Strategy for Null handling for sequential file processing

pxr87 · Post by **pxr87** » Wed Apr 12, 2006 4:23 pm

I am trying to create some EE parallel Job after working in server edition for some time. I am looking for a Null handling strategy for a our datawarehouse which basically processes sequential files. I thought this approach could do well. but want to confirm.
----
Create a separate parallel Job ( doesn't need to be separate Job, but I decided to go with for other reasons ) with sequential file input stage and use modify stage to create the output sequential file or dataset. with the following command in the moddify stage.
outputcolumn = handle_null ( inputcolumn, value)
value is 01-01-2999 for date field, -9999999999 for integer field, '' for character. Hope that data doesn't contain these values.

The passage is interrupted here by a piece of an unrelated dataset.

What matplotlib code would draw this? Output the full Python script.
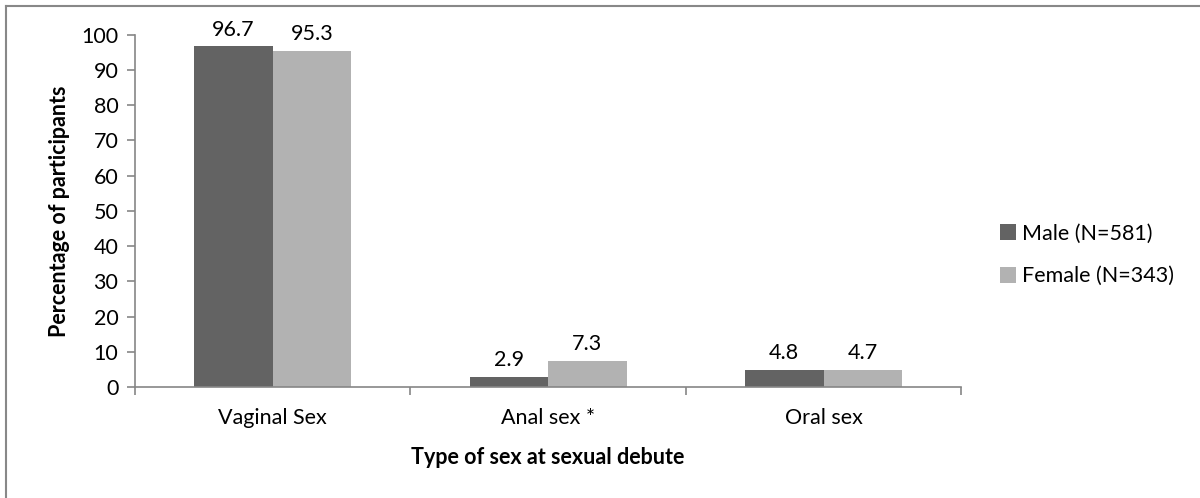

If I use this approach, in the subsequent jobs I need to define all the columns are 'Not Null' columns'and then I doesnt need to give 'Null Field Values' or hit my mind whether this is null field or not ( , as our data suppliers never follow their interface protocol). do I doesnt need to bother about the 'Null' issues in the subsequent jobs.
But I still have doubts about the new fields I create based on stages like aggregators etc. Do I still need to handle null for a output field that comes out of aggregate stage from a Not null input fields ?.
I appreciate your comments/suggestions.

roy · Post by **roy** » Tue Apr 18, 2006 3:48 pm

Hi,
Your null handling should concider the business rules of your organization.
In most cases there are default values you can use, some in the future and some in the past for dates;
In some cases a zero would do and in others an empty string.
In short it varies depending on each columns individual sircumstances and what works for one field doesn't have to work for another.

Bare in mind that when reading/writing to sequential files your actually writing strings, which may not be the case when you process the read values later on in your jobs (conversions may be needed).

IHTH,

kumar_s · Post by **kumar_s** » Wed Apr 19, 2006 7:58 am

For the not null input field in aggregator output doesnt require null handling. But most likely to have a data type conversion.

trobinson · Post by **trobinson** » Wed Apr 19, 2006 8:33 am

This is free advice and worth every penny but... Could you not define the Null Handling for each and every column in the Sequential File Input stage columns tab =>properties and eliminate the modify stage?